Less than a week into our sordid relationship, I began to notice a troubling trend begin to take form. Trout seems never to stop eating, he constantly waddles his little cat body to and from his food dish, munching constantly on the tiny, disgusting-smelling pellets.
But the pellets smell like roses compared to the aromatic A-bombs he produces five times a day. As I daily dispose of his shit-pucks, I find it amazing that such a cute little fur monster could be capable of producing such a hideous, eye-watering stench, but more incredible still is the fact that I, a reasoning human being would actually chose to be this little beast’s shit collector. Why would any of us willingly play this tortured game of man and beast?
Though Trout’s shortcomings may be many, I too will admit that I am not without guilt. There was last weekend when I accidentally locked him in the hallway, all night long.

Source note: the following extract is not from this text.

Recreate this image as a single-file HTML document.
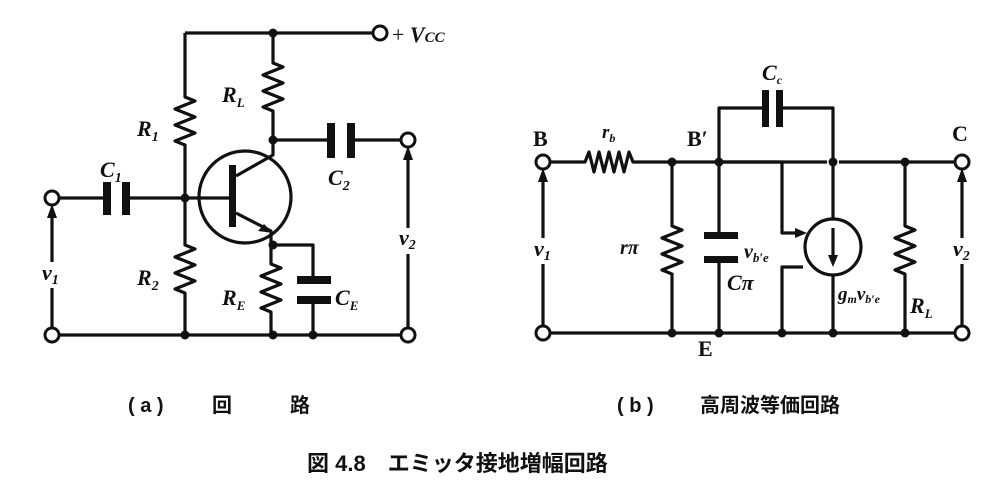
<!DOCTYPE html>
<html><head><meta charset="utf-8"><style>
html,body{margin:0;padding:0;background:#fff;}
svg{display:block;}
text{font-family:"Liberation Serif","Noto Serif CJK SC",serif;fill:#111;}
.it{font-style:italic;font-weight:bold;}
.jp{font-family:"Liberation Sans","Noto Sans CJK JP",sans-serif;font-weight:bold;}
</style></head><body>
<svg width="999" height="487" viewBox="0 0 999 487" xmlns="http://www.w3.org/2000/svg">
<g stroke="#111" stroke-width="3.2" fill="none" stroke-linejoin="round">
<path d="M185 33 H372"/>
<path d="M185 33 V97 l10 4 -20 8 20 8 -20 8 20 8 -20 8 10 4 V245 l10 4 -20 8 20 8 -20 8 20 8 -20 8 10 4 V335"/>
<path d="M273 33 V63 l10 4 -20 8 20 8 -20 8 20 8 -20 8 10 4 V155 L236 176"/>
<path d="M273 140 H330 M352 140 H402"/>
<path d="M58 198 H105 M127 198 H232"/>
<circle cx="245" cy="197" r="46"/>
<path d="M236 213 L271 231 V264 l10 4 -20 8 20 8 -20 8 20 8 -20 8 10 4 V335"/>
<path d="M273 245 H313 V280 M313 300 V335"/>
<path d="M58 335 H402"/>
<path d="M52 329 V210 M408 329 V150"/>
<path d="M549 162 H585 l4 -10 5 20 5 -20 5 20 5 -20 5 20 5 -20 5 20 5 -20 4 10 H827"/>
<path d="M719 162 V108 H763 M780 108 H833 V219 M833 275 V333"/>
<path d="M839 162 H956"/>
<path d="M672 162 V226 l10 4 -20 8 20 8 -20 8 20 8 -20 8 10 4 V333"/>
<path d="M719 162 V235 M719 260 V333"/>
<path d="M905 162 V226 l10 4 -20 8 20 8 -20 8 20 8 -20 8 10 4 V333"/>
<path d="M719 162 H782 V233 H800 M803 267 H782 V333"/>
<circle cx="833" cy="247" r="28"/>
<path d="M833 228 V262"/>
<path d="M549 333 H956"/>
<path d="M543 327 V176 M962 327 V176"/>
</g>
<g fill="#fff">
<rect x="42" y="262" width="22" height="26"/>
<rect x="398" y="228" width="22" height="26"/>
<rect x="533" y="238" width="22" height="26"/>
<rect x="952" y="238" width="22" height="26"/>
</g>
<g fill="#111">
<rect x="229" y="165" width="7" height="62"/>
<rect x="103" y="182" width="8" height="33"/>
<rect x="122" y="182" width="8" height="33"/>
<rect x="327" y="123" width="8" height="35"/>
<rect x="347" y="123" width="8" height="35"/>
<rect x="297" y="276" width="34" height="8"/>
<rect x="297" y="296" width="34" height="8"/>
<rect x="762" y="90" width="7" height="37"/>
<rect x="776" y="90" width="7" height="37"/>
<rect x="704" y="232" width="34" height="7"/>
<rect x="704" y="256" width="34" height="7"/>
<path d="M273 233 L258 231 L264 224 Z"/>
<path d="M52 204 L47 218 L57 218 Z"/>
<path d="M408 146 L403 160 L413 160 Z"/>
<path d="M543 168 L538 182 L548 182 Z"/>
<path d="M962 168 L957 182 L967 182 Z"/>
<path d="M833 267 L828 255 L838 255 Z"/>
<path d="M807 233 L795 228 L795 238 Z"/>
<circle cx="273" cy="33" r="4.5"/><circle cx="185" cy="198" r="4.5"/>
<circle cx="273" cy="140" r="4.5"/><circle cx="273" cy="245" r="4.5"/>
<circle cx="185" cy="335" r="4.5"/><circle cx="273" cy="335" r="4.5"/><circle cx="313" cy="335" r="4.5"/>
<circle cx="672" cy="162" r="4.5"/><circle cx="719" cy="162" r="4.5"/>
<circle cx="833" cy="162" r="4.5"/><circle cx="905" cy="162" r="4.5"/>
<circle cx="672" cy="333" r="4.5"/><circle cx="719" cy="333" r="4.5"/><circle cx="782" cy="333" r="4.5"/>
<circle cx="833" cy="333" r="4.5"/><circle cx="905" cy="333" r="4.5"/>
</g>
<g fill="#fff" stroke="#111" stroke-width="3">
<circle cx="380" cy="33" r="7"/><circle cx="52" cy="198" r="7"/><circle cx="408" cy="140" r="7"/>
<circle cx="52" cy="335" r="7"/><circle cx="408" cy="335" r="7"/>
<circle cx="543" cy="162" r="7"/><circle cx="962" cy="162" r="7"/>
<circle cx="543" cy="333" r="7"/><circle cx="962" cy="333" r="7"/>
</g>
<g font-size="22">
<text x="392" y="42">+ <tspan class="it">V</tspan><tspan class="it" font-size="15">CC</tspan></text>
<text x="222" y="102" class="it">R<tspan font-size="13" dy="5">L</tspan></text>
<text x="137" y="136" class="it">R<tspan font-size="14" dy="5">1</tspan></text>
<text x="100" y="177" class="it">C<tspan font-size="14" dy="5">1</tspan></text>
<text x="328" y="185" class="it">C<tspan font-size="14" dy="5">2</tspan></text>
<text x="137" y="285" class="it">R<tspan font-size="14" dy="5">2</tspan></text>
<text x="222" y="305" class="it">R<tspan font-size="13" dy="5">E</tspan></text>
<text x="335" y="305" class="it">C<tspan font-size="13" dy="5">E</tspan></text>
<text x="42" y="280" class="it">v<tspan font-size="14" dy="4">1</tspan></text>
<text x="399" y="245" class="it">v<tspan font-size="14" dy="4">2</tspan></text>
<text x="533" y="146" font-weight="bold">B</text>
<text x="602" y="138" class="it" font-size="19">r<tspan font-size="12" dy="4">b</tspan></text>
<text x="687" y="146" font-weight="bold">B′</text>
<text x="762" y="80" class="it">C<tspan font-size="12" dy="4">c</tspan></text>
<text x="952" y="141" font-weight="bold">C</text>
<text x="620" y="254" class="it" font-size="20">rπ</text>
<text x="744" y="258" class="it" font-size="20">v<tspan font-size="13" dy="4">b′e</tspan></text>
<text x="727" y="290" class="it">Cπ</text>
<text x="838" y="300" class="it" font-size="19">g<tspan font-size="12" dy="3">m</tspan><tspan dy="-3">v</tspan><tspan font-size="12" dy="3">b′e</tspan></text>
<text x="910" y="313" class="it">R<tspan font-size="13" dy="5">L</tspan></text>
<text x="534" y="256" class="it">v<tspan font-size="14" dy="4">1</tspan></text>
<text x="953" y="256" class="it">v<tspan font-size="14" dy="4">2</tspan></text>
<text x="698" y="356" font-weight="bold">E</text>
</g>
<g class="jp" font-size="20">
<text x="128" y="412" class="jp">( a )</text>
<text x="212" y="412" class="jp">回</text>
<text x="290" y="412" class="jp">路</text>
<text x="617" y="412" class="jp">( b )</text>
<text x="700" y="412" class="jp">高周波等価回路</text>
<text x="307" y="471" class="jp" font-size="22">図 4.8　エミッタ接地増幅回路</text>
</g>
</svg>
</body></html>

Poor bastard spent all night out there in the hall, nowhere to sleep, nothing to eat. It must have been hell for the little guy.
And there was the time I took him to the vet and they shoved the thermometer up his ass. He probably blames me for that, especially since I had to hold him down. I guess he suffers a bit, too.
And really there’s a lot of give and take in our relationship. There is the cute way that the little bugger folds his tiny paws when he sleeps. And there’s the way that he’s sitting on my lap right now, all calm and peaceful like, as I defame him in the public sphere. (I’m sure all 17 of you probably won’t vote for Trout next term when he runs for Kitty-Congress).
All in all, I think I am a pretty good master, and I suppose Trout’s a pretty good cat too. I guess at the end of the day there will always be a lot of cats left over and a lot cats that have been murdered, too. So I suppose I’ll go ahead and let old Mr. Trout be one of the lucky ones – for now at least.